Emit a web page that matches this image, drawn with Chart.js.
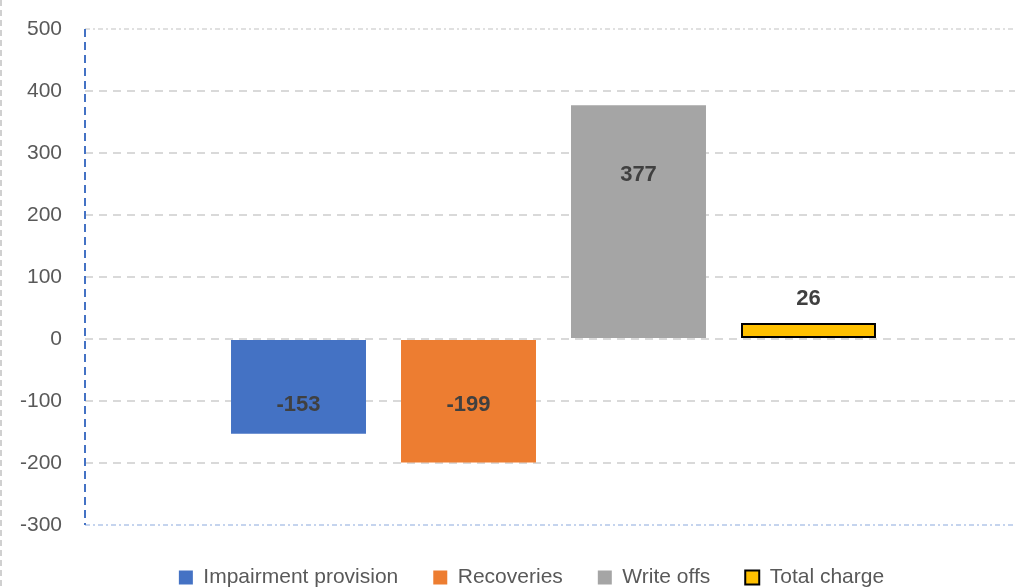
<!DOCTYPE html>
<html>
<head>
<meta charset="utf-8">
<script src="https://cdn.jsdelivr.net/npm/chart.js@4.4.1/dist/chart.umd.min.js"></script>
<style>
  body { margin: 0; background: #fff; overflow: hidden; }
  #wrap { width: 1015px; height: 588px; overflow: hidden; position: relative; }
  canvas { position: absolute; left: 0; top: 0; }
</style>
</head>
<body>
<div id="wrap"><canvas id="myChart" width="1022" height="588"></canvas></div>
<script>
// Datos del grafico
const seriesNames = ['Impairment provision', 'Recoveries', 'Write offs', 'Total charge'];
const seriesValues = [-153, -199, 377, 26];
const seriesColors = ['#4472c4', '#ed7d31', '#a5a5a5', '#ffc000'];
const yMin = -300;
const yMax = 500;
const yStep = 100;

const ctx = document.getElementById('myChart').getContext('2d');
Chart.defaults.font.family = '"Liberation Sans", Arial, sans-serif';

// Lineas especiales: eje vertical azul, linea superior e inferior, borde izquierdo
const axisLines = {
    id: 'axisLines',
    afterLayout(chart) {
        // mover la leyenda un poco a la derecha
        chart.legend.left += 41;
    },
    beforeDatasetsDraw(chart) {
        const { ctx, chartArea: a, scales: { y } } = chart;
        ctx.save();
        ctx.lineWidth = 2;
        ctx.strokeStyle = '#e0e0e0';
        ctx.setLineDash([5, 3, 2, 3]);
        ctx.beginPath();
        ctx.moveTo(a.left, y.getPixelForValue(yMax));
        ctx.lineTo(a.right, y.getPixelForValue(yMax));
        ctx.stroke();
        ctx.strokeStyle = '#c5d4ee';
        ctx.beginPath();
        ctx.moveTo(a.left, y.getPixelForValue(yMin));
        ctx.lineTo(a.right, y.getPixelForValue(yMin));
        ctx.stroke();
        ctx.restore();
    },
    afterDraw(chart) {
        const { ctx, chartArea: a } = chart;
        ctx.save();
        ctx.lineWidth = 2;
        ctx.strokeStyle = '#4472c4';
        ctx.setLineDash([8, 5]);
        ctx.beginPath();
        ctx.moveTo(a.left, a.top);
        ctx.lineTo(a.left, a.bottom);
        ctx.stroke();
        ctx.strokeStyle = '#d0d0d0';
        ctx.setLineDash([6, 4]);
        ctx.beginPath();
        ctx.moveTo(1, 0);
        ctx.lineTo(1, chart.height);
        ctx.stroke();
        ctx.restore();
    }
};

// Etiquetas de valor dentro (o encima) de cada barra
const valueLabels = {
    id: 'valueLabels',
    afterDatasetsDraw(chart) {
        const { ctx, scales: { y } } = chart;
        ctx.save();
        ctx.font = 'bold 22px "Liberation Sans", Arial, sans-serif';
        ctx.fillStyle = '#404040';
        ctx.textAlign = 'center';
        ctx.textBaseline = 'middle';
        chart.data.datasets.forEach((ds, i) => {
            const bar = chart.getDatasetMeta(i).data[0];
            const v = ds.data[0];
            let py;
            if (Math.abs(bar.y - bar.base) < 40) {
                py = bar.y - 24; // barra corta: etiqueta por encima
            } else {
                let anchor = v * 0.7;
                if (v < 0) anchor = Math.max(anchor, -106);
                py = y.getPixelForValue(anchor);
            }
            ctx.fillText(String(v), bar.x, py);
        });
        ctx.restore();
    }
};

const myChart = new Chart(ctx, {
    type: 'bar',
    data: {
        labels: [''],
        datasets: seriesNames.map((name, i) => ({
            label: name,
            data: [seriesValues[i]],
            backgroundColor: seriesColors[i],
            borderColor: i === 3 ? '#000000' : seriesColors[i],
            borderWidth: i === 3 ? 2 : 0,
            borderSkipped: false,
            categoryPercentage: 0.7257,
            barPercentage: 0.794
        }))
    },
    options: {
        responsive: false,
        animation: false,
        devicePixelRatio: 1,
        layout: { padding: { left: 0, top: 29, right: 0, bottom: -10 } },
        scales: {
            x: {
                grid: { display: false },
                border: { display: false },
                ticks: { display: false },
                afterFit: (scale) => { scale.height = 7; }
            },
            y: {
                min: yMin,
                max: yMax,
                afterFit: (scale) => {
                    scale.width = 85;
                    scale.paddingTop = 0;
                    scale.paddingBottom = 0;
                },
                ticks: {
                    stepSize: yStep,
                    padding: 23,
                    color: '#595959',
                    font: { size: 21 }
                },
                grid: {
                    drawTicks: false,
                    lineWidth: 2,
                    color: (c) => (c.tick && (c.tick.value === yMax || c.tick.value === yMin)) ? 'rgba(0,0,0,0)' : '#d9d9d9'
                },
                border: { display: false, dash: [8, 6] }
            }
        },
        plugins: {
            legend: {
                position: 'bottom',
                labels: {
                    boxWidth: 14,
                    boxHeight: 14,
                    padding: 35,
                    color: '#595959',
                    font: { size: 21 }
                }
            },
            tooltip: { enabled: false }
        }
    },
    plugins: [axisLines, valueLabels]
});
</script>
</body>
</html>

───

__What is being asked__
Write out each line of the data exactly; the images should be left out.

__Answer in full__
Emit a web page that matches this image, drawn with Chart.js.
<!DOCTYPE html>
<html>
<head>
<meta charset="utf-8">
<script src="https://cdn.jsdelivr.net/npm/chart.js@4.4.1/dist/chart.umd.min.js"></script>
<style>
  body { margin: 0; background: #fff; overflow: hidden; }
  #wrap { width: 1015px; height: 588px; overflow: hidden; position: relative; }
  canvas { position: absolute; left: 0; top: 0; }
</style>
</head>
<body>
<div id="wrap"><canvas id="myChart" width="1022" height="588"></canvas></div>
<script>
// Datos del grafico
const seriesNames = ['Impairment provision', 'Recoveries', 'Write offs', 'Total charge'];
const seriesValues = [-153, -199, 377, 26];
const seriesColors = ['#4472c4', '#ed7d31', '#a5a5a5', '#ffc000'];
const yMin = -300;
const yMax = 500;
const yStep = 100;

const ctx = document.getElementById('myChart').getContext('2d');
Chart.defaults.font.family = '"Liberation Sans", Arial, sans-serif';

// Lineas especiales: eje vertical azul, linea superior e inferior, borde izquierdo
const axisLines = {
    id: 'axisLines',
    afterLayout(chart) {
        // mover la leyenda un poco a la derecha
        chart.legend.left += 41;
    },
    beforeDatasetsDraw(chart) {
        const { ctx, chartArea: a, scales: { y } } = chart;
        ctx.save();
        ctx.lineWidth = 2;
        ctx.strokeStyle = '#e0e0e0';
        ctx.setLineDash([5, 3, 2, 3]);
        ctx.beginPath();
        ctx.moveTo(a.left, y.getPixelForValue(yMax));
        ctx.lineTo(a.right, y.getPixelForValue(yMax));
        ctx.stroke();
        ctx.strokeStyle = '#c5d4ee';
        ctx.beginPath();
        ctx.moveTo(a.left, y.getPixelForValue(yMin));
        ctx.lineTo(a.right, y.getPixelForValue(yMin));
        ctx.stroke();
        ctx.restore();
    },
    afterDraw(chart) {
        const { ctx, chartArea: a } = chart;
        ctx.save();
        ctx.lineWidth = 2;
        ctx.strokeStyle = '#4472c4';
        ctx.setLineDash([8, 5]);
        ctx.beginPath();
        ctx.moveTo(a.left, a.top);
        ctx.lineTo(a.left, a.bottom);
        ctx.stroke();
        ctx.strokeStyle = '#d0d0d0';
        ctx.setLineDash([6, 4]);
        ctx.beginPath();
        ctx.moveTo(1, 0);
        ctx.lineTo(1, chart.height);
        ctx.stroke();
        ctx.restore();
    }
};

// Etiquetas de valor dentro (o encima) de cada barra
const valueLabels = {
    id: 'valueLabels',
    afterDatasetsDraw(chart) {
        const { ctx, scales: { y } } = chart;
        ctx.save();
        ctx.font = 'bold 22px "Liberation Sans", Arial, sans-serif';
        ctx.fillStyle = '#404040';
        ctx.textAlign = 'center';
        ctx.textBaseline = 'middle';
        chart.data.datasets.forEach((ds, i) => {
            const bar = chart.getDatasetMeta(i).data[0];
            const v = ds.data[0];
            let py;
            if (Math.abs(bar.y - bar.base) < 40) {
                py = bar.y - 24; // barra corta: etiqueta por encima
            } else {
                let anchor = v * 0.7;
                if (v < 0) anchor = Math.max(anchor, -106);
                py = y.getPixelForValue(anchor);
            }
            ctx.fillText(String(v), bar.x, py);
        });
        ctx.restore();
    }
};

const myChart = new Chart(ctx, {
    type: 'bar',
    data: {
        labels: [''],
        datasets: seriesNames.map((name, i) => ({
            label: name,
            data: [seriesValues[i]],
            backgroundColor: seriesColors[i],
            borderColor: i === 3 ? '#000000' : seriesColors[i],
            borderWidth: i === 3 ? 2 : 0,
            borderSkipped: false,
            categoryPercentage: 0.7257,
            barPercentage: 0.794
        }))
    },
    options: {
        responsive: false,
        animation: false,
        devicePixelRatio: 1,
        layout: { padding: { left: 0, top: 29, right: 0, bottom: -10 } },
        scales: {
            x: {
                grid: { display: false },
                border: { display: false },
                ticks: { display: false },
                afterFit: (scale) => { scale.height = 7; }
            },
            y: {
                min: yMin,
                max: yMax,
                afterFit: (scale) => {
                    scale.width = 85;
                    scale.paddingTop = 0;
                    scale.paddingBottom = 0;
                },
                ticks: {
                    stepSize: yStep,
                    padding: 23,
                    color: '#595959',
                    font: { size: 21 }
                },
                grid: {
                    drawTicks: false,
                    lineWidth: 2,
                    color: (c) => (c.tick && (c.tick.value === yMax || c.tick.value === yMin)) ? 'rgba(0,0,0,0)' : '#d9d9d9'
                },
                border: { display: false, dash: [8, 6] }
            }
        },
        plugins: {
            legend: {
                position: 'bottom',
                labels: {
                    boxWidth: 14,
                    boxHeight: 14,
                    padding: 35,
                    color: '#595959',
                    font: { size: 21 }
                }
            },
            tooltip: { enabled: false }
        }
    },
    plugins: [axisLines, valueLabels]
});
</script>
</body>
</html>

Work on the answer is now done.